→ Supplied material:
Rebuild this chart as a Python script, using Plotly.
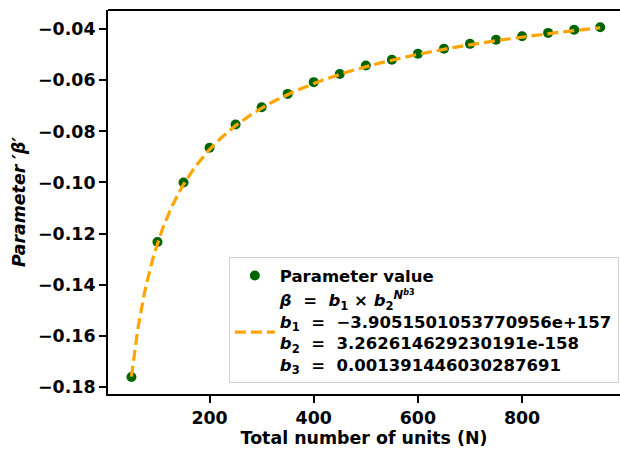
import numpy as np
import plotly.graph_objects as go

# data
N_units = [50, 100, 150, 200, 250, 300, 350, 400, 450, 500,
           550, 600, 650, 700, 750, 800, 850, 900, 950]
beta_vals = [-0.1762, -0.1233, -0.1000, -0.0864, -0.0773, -0.0705, -0.0653,
             -0.0607, -0.0575, -0.0542, -0.0519, -0.0496, -0.0476, -0.0457,
             -0.0441, -0.0427, -0.0414, -0.0402, -0.0392]

# fit parameters (from legend)
b1 = -3.9051501053770956e+157
b2 = 3.262614629230191e-158
b3 = 0.001391446030287691

x_tick_vals = [200, 400, 600, 800]
y_tick_vals = [-0.18, -0.16, -0.14, -0.12, -0.10, -0.08, -0.06, -0.04]

N_fit = np.linspace(min(N_units), max(N_units), 400)
beta_fit = b1 * np.exp(np.log(b2) * N_fit ** b3)

FONT = "DejaVu Sans"
FS = 17.4
FSL = 16.5
nb = "\u00a0"

fit_name = (
    f"<i>β</i>{nb}{nb}={nb}{nb}<i>b</i><sub>1</sub>{nb}×{nb}<i>b</i><sub>2</sub>"
    f"<sup><i>N</i><sup><i>b</i>3</sup></sup>"
    f"<br><i>b</i><sub>1</sub>{nb}{nb}={nb}{nb}−3.9051501053770956e+157"
    f"<br><i>b</i><sub>2</sub>{nb}{nb}={nb}{nb}3.262614629230191e-158"
    f"<br><i>b</i><sub>3</sub>{nb}{nb}={nb}{nb}0.001391446030287691"
)

fig = go.Figure()
fig.add_trace(go.Scatter(
    x=N_units, y=beta_vals, mode="markers", name="Parameter value",
    marker=dict(color="#006400", size=10, line=dict(width=0)),
))
fig.add_trace(go.Scatter(
    x=N_fit, y=beta_fit, mode="lines", name=fit_name,
    line=dict(color="#FFA500", width=3.2, dash="11px,5px"),
))

fig.update_layout(
    width=620, height=453,
    margin=dict(l=108, r=0, t=10, b=59),
    paper_bgcolor="white", plot_bgcolor="white",
    font=dict(family=FONT, size=FS, color="black", weight="bold"),
    showlegend=True,
    legend=dict(
        x=0.236, y=0.356, xanchor="left", yanchor="top",
        bgcolor="rgba(255,255,255,0.8)", bordercolor="#d0d0d0", borderwidth=1,
        font=dict(family=FONT, size=FSL, color="black", weight="bold"),
        valign="middle", tracegroupgap=5, itemwidth=40,
    ),
    xaxis=dict(
        range=[5, 988], tickvals=x_tick_vals,
        showgrid=False, zeroline=False,
        showline=True, linecolor="black", linewidth=2,
        ticks="outside", ticklen=7, tickwidth=2, tickcolor="black",
        tickfont=dict(family=FONT, size=FS, weight="bold"),
        title=dict(text="Total number of units (N)", standoff=5,
                   font=dict(family=FONT, size=FS, weight="bold")),
    ),
    yaxis=dict(
        range=[-0.18285, -0.03244], tickvals=y_tick_vals, tickformat=".2f",
        showgrid=False, zeroline=False,
        showline=True, linecolor="black", linewidth=2,
        ticks="outside", ticklen=7, tickwidth=2, tickcolor="black",
        tickfont=dict(family=FONT, size=FS, weight="bold"),
        title=dict(text="<i>Parameter ′β′</i>", standoff=8,
                   font=dict(family=FONT, size=FS, weight="bold")),
    ),
    shapes=[dict(type="line", xref="paper", yref="paper", x0=0, x1=1, y0=1, y1=1,
                 line=dict(color="black", width=2))],
)

fig.write_html("out.html")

→ What you are asked to do: Make an exact copy of the lines from the top of the material through the line with "b3 = 0.001391446030287691", pictures excluded.

→ Reply:
Rebuild this chart as a Python script, using Plotly.
import numpy as np
import plotly.graph_objects as go

# data
N_units = [50, 100, 150, 200, 250, 300, 350, 400, 450, 500,
           550, 600, 650, 700, 750, 800, 850, 900, 950]
beta_vals = [-0.1762, -0.1233, -0.1000, -0.0864, -0.0773, -0.0705, -0.0653,
             -0.0607, -0.0575, -0.0542, -0.0519, -0.0496, -0.0476, -0.0457,
             -0.0441, -0.0427, -0.0414, -0.0402, -0.0392]

# fit parameters (from legend)
b1 = -3.9051501053770956e+157
b2 = 3.262614629230191e-158
b3 = 0.001391446030287691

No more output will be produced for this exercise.